Not surprisingly, the ability to perform the test dropped with age. Although 20% of people in the study overall were unable to stand on one leg for 10 seconds, that figure rose to about 70% for those aged 76–80 years, and nearly 90% for those aged 81–85, according to the researchers. Of the two dozen 85-year-olds in the study, only two were able to complete the standing test, Araújo told Medscape.

At roughly age 70, half of people could not complete the 10-second test.

Over an average of 7 years of follow-up, 17.5% of people who could not manage the 10-second stand had died, compared with 4.5% of those who could last that long, the study found.

After accounting for age and many other risk factors, such as diabetes, body mass index, and a history of heart disease, people who were unable to complete the standing test were 84% more likely to die from any cause over the study period than their peers with better one-legged static balance (95% CI: 1.23 – 2.78; P < .001).

The researchers said their study was limited by its lack of diversity ― all the participants were relatively affluent Brazilians ― and the inability to control for a history of falls and physical activity. But they said the size of the cohort, the long follow-up period, and their use of sophistical statistical methods helped mitigate the shortcomings.

Although low aerobic fitness is a marker of poor health, much less attention has been paid to nonaerobic fitness ― things like balance, flexibility, and muscle strength and power, Araújo said.

“We are accumulating evidence that these three components of nonaerobic physical fitness are potentially relevant for good health and even more relevant for survival in older subjects,” Araújo said.
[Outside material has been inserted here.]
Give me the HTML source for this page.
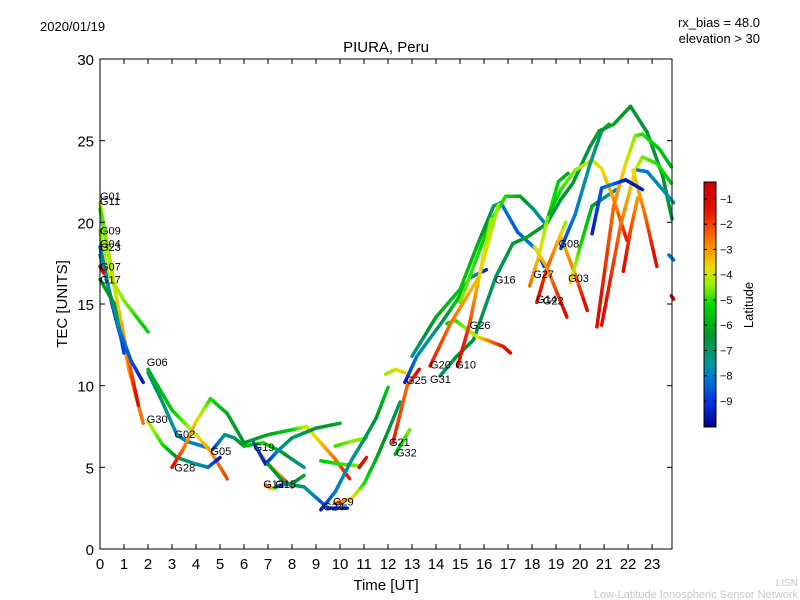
<!DOCTYPE html>
<html><head><meta charset="utf-8"><style>
body{margin:0;background:#fff;}
svg{display:block;font-family:"Liberation Sans","DejaVu Sans",sans-serif;}
</style></head><body>
<svg id="chart" width="800" height="600" xmlns="http://www.w3.org/2000/svg">
<rect width="800" height="600" fill="#fff"/>
<text x="40" y="31" font-size="13">2020/01/19</text>
<text x="760" y="27" font-size="13" text-anchor="end">rx_bias = 48.0</text>
<text x="760" y="43" font-size="13" text-anchor="end">elevation &gt; 30</text>
<text x="386" y="52" font-size="15" text-anchor="middle">PIURA, Peru</text>
<text x="386" y="590" font-size="15" text-anchor="middle">Time [UT]</text>
<text transform="translate(67,304) rotate(-90)" font-size="15" text-anchor="middle">TEC [UNITS]</text>
<text x="798" y="586" font-size="10" text-anchor="end" fill="#c8c8c8">LISN</text>
<text x="798" y="598" font-size="11" text-anchor="end" fill="#c8c8c8">Low-Latitude Ionospheric Sensor Network</text>
<g id="tracks"></g>
<g id="labels"></g>
<g id="axes"></g>
<g id="cbar"></g>
</svg>
<script>
const xTicks=[0,1,2,3,4,5,6,7,8,9,10,11,12,13,14,15,16,17,18,19,20,21,22,23];
const yTicks=[0,5,10,15,20,25,30];
const cbarTicks=[-1,-2,-3,-4,-5,-6,-7,-8,-9];
const satNames=["G01","G11","G09","G04","G23","G07","G17","G06","G30","G02","G28","G05","G19","G12","G15","G29","G24","G21","G32","G25","G31","G20","G10","G26","G16","G27","G14","G22","G08","G03"];
const satT=[0,0,0,0,0,0,0,1.95,1.95,3.1,3.1,4.6,6.4,6.8,7.3,9.7,9.3,12.04,12.33,12.75,13.75,13.75,14.8,15.4,16.45,18.05,18.17,18.45,19.1,19.5];
const satTec=[21.6,21.3,19.5,18.7,18.5,17.3,16.5,11.45,7.96,7.04,5.0,6.0,6.25,3.98,3.98,2.9,2.6,6.55,5.9,10.35,10.4,11.3,11.3,13.7,16.5,16.85,15.3,15.2,18.7,16.6];
// tracks: [time, tec, latitude]
const tracks=[
[[0,21.2,-4.5],[0.5,17,-3.5],[1.2,11,-3],[1.8,7.7,-2.5]],
[[0,20.8,-5],[0.6,16,-4],[1.2,11.5,-2.5],[1.6,8.8,-1]],
[[0,19.5,-4.5],[0.3,17,-4],[1,15.2,-4.5],[2,13.3,-5.5]],
[[0,18.5,-8],[0.5,15,-9],[1,12.2,-9.6]],
[[0,18,-7.5],[0.8,13.5,-8],[1.3,11.5,-8.5],[1.8,10.2,-9.5]],
[[0,17.3,-1.5],[0.15,16.9,-1]],
[[0,16.5,-6],[0.6,15,-6.5],[1,12,-9]],
[[2,10.8,-7.5],[2.6,9,-7],[3.2,7,-7.8],[3.6,6.6,-8],[4.5,6.2,-8]],
[[2,11,-6],[3,8.5,-5.5],[4,7,-4],[4.6,6,-3],[5.3,4.3,-2]],
[[2,7.8,-4],[2.6,6.4,-5],[3.2,5.6,-6.5],[4,5.2,-7.5],[4.5,5,-8],[5,5.6,-9.5]],
[[3,5,-1],[3.5,6.2,-2.5],[4,7.8,-3.5],[4.6,9.2,-5],[5.3,8.3,-6],[6,6.5,-6.5],[7,7,-6],[8,7.3,-5.5],[8.6,7.5,-4],[9.2,6.5,-3.5],[9.8,5.5,-2.5],[10.4,4.3,-1.5]],
[[4.7,6.1,-9],[5.2,7,-7.5],[5.6,6.8,-7],[6,6.3,-6],[6.8,6.5,-5],[7.5,6,-6],[8.5,5,-7.5]],
[[6.5,6.2,-3.8],[7,5.2,-3.5],[7.5,4.5,-3],[8,3.8,-2]],
[[6.4,6.5,-8.5],[6.9,5.2,-9.5],[7.4,6,-8],[8,6.8,-7],[9,7.4,-6.5],[10,7.7,-6]],
[[7,5.2,-6],[7.7,4,-7],[8.5,3.8,-7],[9.5,2.5,-9],[10.3,2.5,-9.5]],
[[6.9,3.9,-2],[7.2,3.7,-3],[7.5,3.9,-9],[8,4,-7],[8.5,4.5,-6]],
[[9.2,5.4,-5.5],[10,5.2,-5],[10.8,5.1,-4.5]],
[[9.8,6.3,-5],[10.5,6.6,-4.5],[11.1,6.8,-4.5]],
[[10.8,5,-1],[11.1,5.6,-1.5]],
[[9.2,2.4,-9.5],[9.8,3.5,-8],[10.5,5.5,-7.5],[11,6.7,-7],[11.5,8,-6.5],[12,9.9,-5.5]],
[[9.8,2.8,-2],[10.5,3.1,-3.5],[11,4,-5],[11.5,5.5,-6],[12,7.2,-6.5],[12.5,9,-7]],
[[11.9,10.7,-4.5],[12.3,11,-4],[12.7,10.8,-3.5]],
[[12.2,6.5,-1.5],[12.8,10,-2.5],[13.3,11,-1]],
[[12.3,5.8,-6],[12.9,7.3,-4.5]],
[[12.7,10.2,-9.5],[13.2,11.8,-8],[14.2,13.8,-7],[14.86,15.2,-5.5],[15.4,16.6,-6.5],[16.1,17.1,-9.5]],
[[13,11.8,-7.5],[14,14.2,-6],[15,15.9,-5.5],[15.8,18.9,-6],[16.4,21,-7],[16.7,21.2,-8],[17.4,19.4,-8.5],[18.2,18.3,-8],[18.5,17.3,-9]],
[[15,15.1,-4.5],[16.25,20,-5.5],[16.9,21.6,-5],[17.5,21.6,-6],[18.06,20.8,-7],[18.5,20,-8]],
[[14.17,10.6,-7],[14.86,11.8,-6.5],[15.56,12.8,-6.5],[16.5,16.7,-7],[17.2,18.7,-6.5],[17.8,19.1,-6],[18.6,19.9,-6.5],[19.2,21.4,-6.5],[19.7,22.4,-6.5],[20.4,24.6,-6.5],[20.8,25.6,-6],[21.4,26,-6],[22.1,27.1,-6.5],[22.8,25.5,-6.5],[23.45,22.8,-6.5],[23.83,20.2,-6.5]],
[[14.45,13.8,-5.5],[14.8,14,-5],[15.7,13,-4],[16.1,12.8,-3],[16.8,12.4,-1.5],[17.1,12,-1]],
[[13.75,11.2,-1.5],[14.6,13.8,-2.5],[15.8,16.7,-3.5],[16.3,20.2,-4.5]],
[[14.9,11.2,-1],[15.4,13.8,-2],[15.8,16.7,-3.5],[16.6,21.1,-4.5]],
[[17.9,16.1,-2.5],[18.3,18,-3.5],[18.6,20,-4.5],[19.1,22.5,-5.5],[19.5,23,-6]],
[[18.2,15.1,-1],[18.6,17.1,-2],[19.2,19.3,-3.5],[19.4,20,-4.5]],
[[18.1,18.5,-4],[18.6,17.3,-3],[19.45,14.2,-1]],
[[19.2,19.1,-3.5],[19.8,16.8,-2.5],[20.3,14.6,-1]],
[[19.6,16.3,-3.5],[20,18.5,-5],[20.5,21,-6],[21,21.5,-7],[21.5,22,-8]],
[[18.7,20.5,-6],[19.2,22,-5],[19.8,23.2,-4.5],[20.5,23.8,-4],[20.9,23.3,-3.8],[21.4,21.4,-3],[21.95,18.9,-1.5]],
[[20.7,13.6,-1],[21.4,21,-2.5],[21.9,23.6,-3.8],[22.3,25.3,-4.5],[22.6,25.4,-5],[23.3,24.5,-5.5],[23.8,23.4,-6]],
[[20.9,13.7,-1],[21.7,19.9,-2.5],[22.3,23.2,-3.8],[22.6,24,-4.5],[23.2,23.6,-5],[23.8,22.4,-5.5]],
[[22.2,23.2,-3.8],[22.7,20.5,-2.5],[23.2,17.3,-1]],
[[21.8,17,-1],[22.1,19.5,-2],[22.4,21.5,-3]],
[[20.5,19.3,-9.5],[20.9,22.1,-8.5],[21.3,22.3,-8],[21.9,22.6,-9.5],[22.6,22,-9.5]],
[[19.2,18.4,-9],[19.8,20.5,-8],[20.4,23.5,-7.5],[20.9,25.6,-7],[21.2,26,-6]],
[[22.4,23.2,-8],[22.8,23.1,-8],[23.9,21.2,-7.5]],
[[23.7,18,-8],[23.9,17.7,-8]],
[[23.8,15.5,-1],[23.9,15.3,-1]]
];
const NS="http://www.w3.org/2000/svg";
const X0=100,X1=672,Y0=549,Y1=59,TMAX=23.83,VMAX=30;
const xs=t=>X0+t*(X1-X0)/TMAX, ys=v=>Y0-v*(Y0-Y1)/VMAX;
const LMIN=-10.03,LMAX=-0.33;
const stops=[[0,200,0,0],[0.12,230,20,0],[0.25,255,130,0],[0.35,235,220,0],[0.42,150,240,0],[0.5,0,220,0],[0.62,0,150,40],[0.74,0,150,150],[0.8,0,120,210],[0.9,0,50,220],[1,0,0,140]];
function cmap(v){let f=(LMAX-v)/(LMAX-LMIN);f=Math.max(0,Math.min(1,f));
 for(let i=0;i<stops.length-1;i++){const a=stops[i],b=stops[i+1];if(f<=b[0]){const u=(f-a[0])/(b[0]-a[0]);
  return `rgb(${Math.round(a[1]+(b[1]-a[1])*u)},${Math.round(a[2]+(b[2]-a[2])*u)},${Math.round(a[3]+(b[3]-a[3])*u)})`;}}
 return 'rgb(0,0,140)';}
const tg=document.getElementById('tracks');
tracks.forEach((tr,i)=>{
 const g=document.createElementNS(NS,'g');
 
 
 for(let k=0;k<tr.length-1;k++){const a=tr[k],b=tr[k+1];const n=6;
  for(let s=0;s<n;s++){const u0=s/n,u1=(s+1)/n;
   const l=document.createElementNS(NS,'line');
   l.setAttribute('x1',xs(a[0]+(b[0]-a[0])*u0));l.setAttribute('y1',ys(a[1]+(b[1]-a[1])*u0));
   l.setAttribute('x2',xs(a[0]+(b[0]-a[0])*u1));l.setAttribute('y2',ys(a[1]+(b[1]-a[1])*u1));
   l.setAttribute('stroke',cmap(a[2]+(b[2]-a[2])*(u0+u1)/2));l.setAttribute('stroke-width','3.5');l.setAttribute('stroke-linecap','round');
   g.appendChild(l);}}
 tg.appendChild(g);});
const lg=document.getElementById('labels');
satNames.forEach((nm,i)=>{const t=document.createElementNS(NS,'text');
 t.setAttribute('x',xs(satT[i]));t.setAttribute('y',ys(satTec[i])+4);t.setAttribute('font-size','11');t.textContent=nm;
 
 
 lg.appendChild(t);});
const ax=document.getElementById('axes');
function add(p,tag,attrs,txt){const e=document.createElementNS(NS,tag);for(const k in attrs)e.setAttribute(k,attrs[k]);if(txt!==undefined)e.textContent=txt;p.appendChild(e);return e;}
const fr=add(ax,'rect',{x:X0,y:Y1,width:X1-X0,height:Y0-Y1,fill:'none',stroke:'#000','stroke-width':1});


xTicks.forEach(v=>{const x=xs(v);add(ax,'line',{x1:x,y1:Y0,x2:x,y2:Y0-5,stroke:'#000'});add(ax,'line',{x1:x,y1:Y1,x2:x,y2:Y1+5,stroke:'#000'});
 const t=add(ax,'text',{x:x,y:Y0+20,'font-size':15,'text-anchor':'middle'},v);
 
 });
yTicks.forEach(v=>{const y=ys(v);add(ax,'line',{x1:X0,y1:y,x2:X0+5,y2:y,stroke:'#000'});add(ax,'line',{x1:X1,y1:y,x2:X1-5,y2:y,stroke:'#000'});
 const t=add(ax,'text',{x:X0-6,y:y+6,'font-size':15,'text-anchor':'end'},v);
 
 });
const cb=document.getElementById('cbar');
const CT=182,CB=427,CX=704,CW=12;
for(let i=0;i<CB-CT;i++){const v=LMAX-(i+0.5)/(CB-CT)*(LMAX-LMIN);add(cb,'rect',{x:CX,y:CT+i,width:CW,height:1.2,fill:cmap(v)});}
add(cb,'rect',{x:CX,y:CT,width:CW,height:CB-CT,fill:'none',stroke:'#000'});
const cy=v=>CT+(LMAX-v)/(LMAX-LMIN)*(CB-CT);
cbarTicks.forEach(v=>{const y=cy(v);add(cb,'line',{x1:CX,y1:y,x2:CX+3,y2:y,stroke:'#000'});add(cb,'line',{x1:CX+CW,y1:y,x2:CX+CW-3,y2:y,stroke:'#000'});
 const t=add(cb,'text',{x:CX+CW+4,y:y+4,'font-size':11},'\u2212'+(-v));
 
 });
const cl=add(cb,'text',{transform:'translate(753,305) rotate(-90)','font-size':13,'text-anchor':'middle'},'Latitude');


</script>
</body></html>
Poor nonaerobic fitness, which is normally but not always associated with a sedentary lifestyle, “is the background of most cases of frailty, and being frail is strongly associated with a poor quality of life, less physical activity and exercise, and so on. It’s a bad circle.”
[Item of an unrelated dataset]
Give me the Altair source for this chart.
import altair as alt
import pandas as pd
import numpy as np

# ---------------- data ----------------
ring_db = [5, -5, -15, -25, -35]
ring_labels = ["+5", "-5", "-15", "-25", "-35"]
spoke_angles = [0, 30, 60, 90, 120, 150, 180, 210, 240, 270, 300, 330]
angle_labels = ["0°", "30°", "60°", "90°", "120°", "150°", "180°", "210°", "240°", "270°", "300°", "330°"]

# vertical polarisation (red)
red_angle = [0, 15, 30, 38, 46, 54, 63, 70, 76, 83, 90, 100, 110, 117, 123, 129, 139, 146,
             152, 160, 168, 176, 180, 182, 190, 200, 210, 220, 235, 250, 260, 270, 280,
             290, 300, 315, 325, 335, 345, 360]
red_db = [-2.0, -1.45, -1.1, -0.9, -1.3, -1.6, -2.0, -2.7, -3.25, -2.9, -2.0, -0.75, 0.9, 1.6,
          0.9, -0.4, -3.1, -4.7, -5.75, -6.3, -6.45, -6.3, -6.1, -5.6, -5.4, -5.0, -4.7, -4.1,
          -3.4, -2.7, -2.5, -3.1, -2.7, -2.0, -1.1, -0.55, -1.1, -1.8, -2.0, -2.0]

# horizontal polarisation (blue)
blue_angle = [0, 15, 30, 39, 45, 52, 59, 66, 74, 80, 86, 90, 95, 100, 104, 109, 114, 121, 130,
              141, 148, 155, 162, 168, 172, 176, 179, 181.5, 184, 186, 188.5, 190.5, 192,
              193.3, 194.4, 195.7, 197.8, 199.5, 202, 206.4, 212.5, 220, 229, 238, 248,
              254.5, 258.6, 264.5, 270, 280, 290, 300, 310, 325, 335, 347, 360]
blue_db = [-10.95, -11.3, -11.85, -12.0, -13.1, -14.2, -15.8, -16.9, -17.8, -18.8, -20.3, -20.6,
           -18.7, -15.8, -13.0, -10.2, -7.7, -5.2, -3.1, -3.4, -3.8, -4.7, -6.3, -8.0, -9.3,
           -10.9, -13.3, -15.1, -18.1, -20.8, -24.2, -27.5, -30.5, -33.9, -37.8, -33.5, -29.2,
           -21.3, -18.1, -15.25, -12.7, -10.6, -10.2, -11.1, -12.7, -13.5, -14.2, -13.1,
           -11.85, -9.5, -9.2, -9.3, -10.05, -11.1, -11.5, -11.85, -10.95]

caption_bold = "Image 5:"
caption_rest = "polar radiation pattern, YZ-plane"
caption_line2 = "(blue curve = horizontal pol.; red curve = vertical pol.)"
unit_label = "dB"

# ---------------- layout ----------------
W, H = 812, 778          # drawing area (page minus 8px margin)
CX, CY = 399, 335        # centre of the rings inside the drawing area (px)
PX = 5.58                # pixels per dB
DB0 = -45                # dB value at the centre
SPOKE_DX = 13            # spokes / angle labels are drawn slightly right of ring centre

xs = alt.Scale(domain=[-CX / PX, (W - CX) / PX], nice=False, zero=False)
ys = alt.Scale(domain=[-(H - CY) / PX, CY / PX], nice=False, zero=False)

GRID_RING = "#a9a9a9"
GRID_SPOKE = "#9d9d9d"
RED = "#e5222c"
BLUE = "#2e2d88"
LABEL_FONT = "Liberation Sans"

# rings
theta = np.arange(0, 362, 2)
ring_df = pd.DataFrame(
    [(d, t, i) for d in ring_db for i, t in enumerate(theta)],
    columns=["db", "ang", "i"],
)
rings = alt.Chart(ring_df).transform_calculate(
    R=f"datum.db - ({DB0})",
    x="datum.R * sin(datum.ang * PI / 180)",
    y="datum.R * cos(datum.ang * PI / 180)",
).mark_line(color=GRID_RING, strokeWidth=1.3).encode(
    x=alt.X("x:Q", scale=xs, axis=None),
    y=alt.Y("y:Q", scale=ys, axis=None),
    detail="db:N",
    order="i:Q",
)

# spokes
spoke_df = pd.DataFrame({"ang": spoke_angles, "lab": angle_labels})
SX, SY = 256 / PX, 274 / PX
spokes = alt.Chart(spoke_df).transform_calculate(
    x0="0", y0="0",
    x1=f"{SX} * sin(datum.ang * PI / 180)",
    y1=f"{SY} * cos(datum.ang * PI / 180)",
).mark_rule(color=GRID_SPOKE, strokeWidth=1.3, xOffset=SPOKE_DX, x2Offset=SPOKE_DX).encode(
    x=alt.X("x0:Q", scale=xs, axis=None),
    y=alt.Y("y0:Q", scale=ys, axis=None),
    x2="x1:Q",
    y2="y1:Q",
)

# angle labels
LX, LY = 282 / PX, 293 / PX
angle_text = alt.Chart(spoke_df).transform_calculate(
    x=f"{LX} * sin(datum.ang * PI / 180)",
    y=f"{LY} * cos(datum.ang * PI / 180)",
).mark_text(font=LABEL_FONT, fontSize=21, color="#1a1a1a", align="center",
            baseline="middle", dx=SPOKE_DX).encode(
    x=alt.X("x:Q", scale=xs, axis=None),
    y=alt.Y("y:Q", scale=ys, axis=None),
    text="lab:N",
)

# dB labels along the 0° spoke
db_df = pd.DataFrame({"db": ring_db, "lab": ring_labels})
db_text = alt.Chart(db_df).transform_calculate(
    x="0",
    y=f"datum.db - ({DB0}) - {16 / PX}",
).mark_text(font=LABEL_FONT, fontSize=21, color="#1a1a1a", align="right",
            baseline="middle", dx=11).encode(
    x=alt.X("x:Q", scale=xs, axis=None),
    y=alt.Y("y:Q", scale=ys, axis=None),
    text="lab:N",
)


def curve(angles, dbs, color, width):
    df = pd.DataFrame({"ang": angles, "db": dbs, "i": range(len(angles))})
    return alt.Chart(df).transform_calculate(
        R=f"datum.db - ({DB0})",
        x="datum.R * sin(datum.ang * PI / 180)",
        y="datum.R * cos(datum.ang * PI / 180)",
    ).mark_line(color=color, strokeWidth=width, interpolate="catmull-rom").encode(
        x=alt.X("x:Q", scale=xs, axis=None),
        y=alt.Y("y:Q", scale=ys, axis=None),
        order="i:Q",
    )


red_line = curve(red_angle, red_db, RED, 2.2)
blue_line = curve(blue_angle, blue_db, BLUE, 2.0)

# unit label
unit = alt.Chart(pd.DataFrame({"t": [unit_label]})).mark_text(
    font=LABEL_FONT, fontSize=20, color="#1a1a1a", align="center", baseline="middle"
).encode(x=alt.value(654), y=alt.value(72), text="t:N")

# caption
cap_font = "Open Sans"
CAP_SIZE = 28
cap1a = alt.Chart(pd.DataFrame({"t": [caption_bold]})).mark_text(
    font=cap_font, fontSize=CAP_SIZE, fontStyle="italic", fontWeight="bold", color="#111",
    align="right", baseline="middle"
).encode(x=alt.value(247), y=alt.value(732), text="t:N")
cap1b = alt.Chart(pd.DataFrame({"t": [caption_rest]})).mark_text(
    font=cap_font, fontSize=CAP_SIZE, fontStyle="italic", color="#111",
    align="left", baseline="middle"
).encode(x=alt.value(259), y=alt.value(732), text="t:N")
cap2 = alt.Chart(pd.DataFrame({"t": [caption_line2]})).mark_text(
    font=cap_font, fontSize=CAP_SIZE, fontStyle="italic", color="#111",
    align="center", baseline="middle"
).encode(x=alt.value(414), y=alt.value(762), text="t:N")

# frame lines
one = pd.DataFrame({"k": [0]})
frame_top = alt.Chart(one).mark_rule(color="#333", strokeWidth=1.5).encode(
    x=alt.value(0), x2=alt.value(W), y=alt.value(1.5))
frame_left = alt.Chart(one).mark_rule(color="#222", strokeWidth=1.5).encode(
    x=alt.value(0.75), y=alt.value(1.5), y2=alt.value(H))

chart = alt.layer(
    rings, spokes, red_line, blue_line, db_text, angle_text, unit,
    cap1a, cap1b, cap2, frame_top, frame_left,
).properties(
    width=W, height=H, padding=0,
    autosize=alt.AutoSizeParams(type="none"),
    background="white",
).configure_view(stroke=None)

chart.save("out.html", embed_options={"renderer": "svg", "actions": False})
Araújo’s group has been using the standing test in their clinic for more than a dozen years and have seen gains in their patients, he said. “Patients are often unaware that they are unable to sustain 10 seconds standing one legged. After this simple evaluation, they are much more prone to engage in balance training,” he said.

For now, the researchers don’t have data to show that improving static balance or performance on the standing test can affect survival ― a “quite attractive” possibility, he added. But balance can be substantially improved through training.

“After only a few sessions, an improvement can be perceived, and this influences quality of life,” Araújo said. “And this is exactly what we do with the patients that we evaluated and for those that are attending our medically supervised exercise program.”

George A. Kuchel, MD CM, FRCP, professor and Travelers Chair in Geriatrics and Gerontology at the University of Connecticut, Farmington, called the research “well done” and said the results “make perfect sense, since we have known for a long time that muscle strength is an important determinant of health, independence, and survival.”

Identifying frail patients quickly, simply, and reliably in the clinical setting is a pressing need, Kuchel, director of the UConn Center on Aging, told Medscape. The 10-second test “has considerable appeal” for this purpose, he said.

“This could be ― or rather should be ― of great interest to all busy clinicians who see older adults in primary care or consultative capacities,” Kuchel added. “I hate to be nihilistic as regards what is possible in the context of really busy clinical practices, but even the minute or so that this takes to do may very well be too much for busy clinicians to do.”

Araújo and Kuchel reported no relevant financial relationships.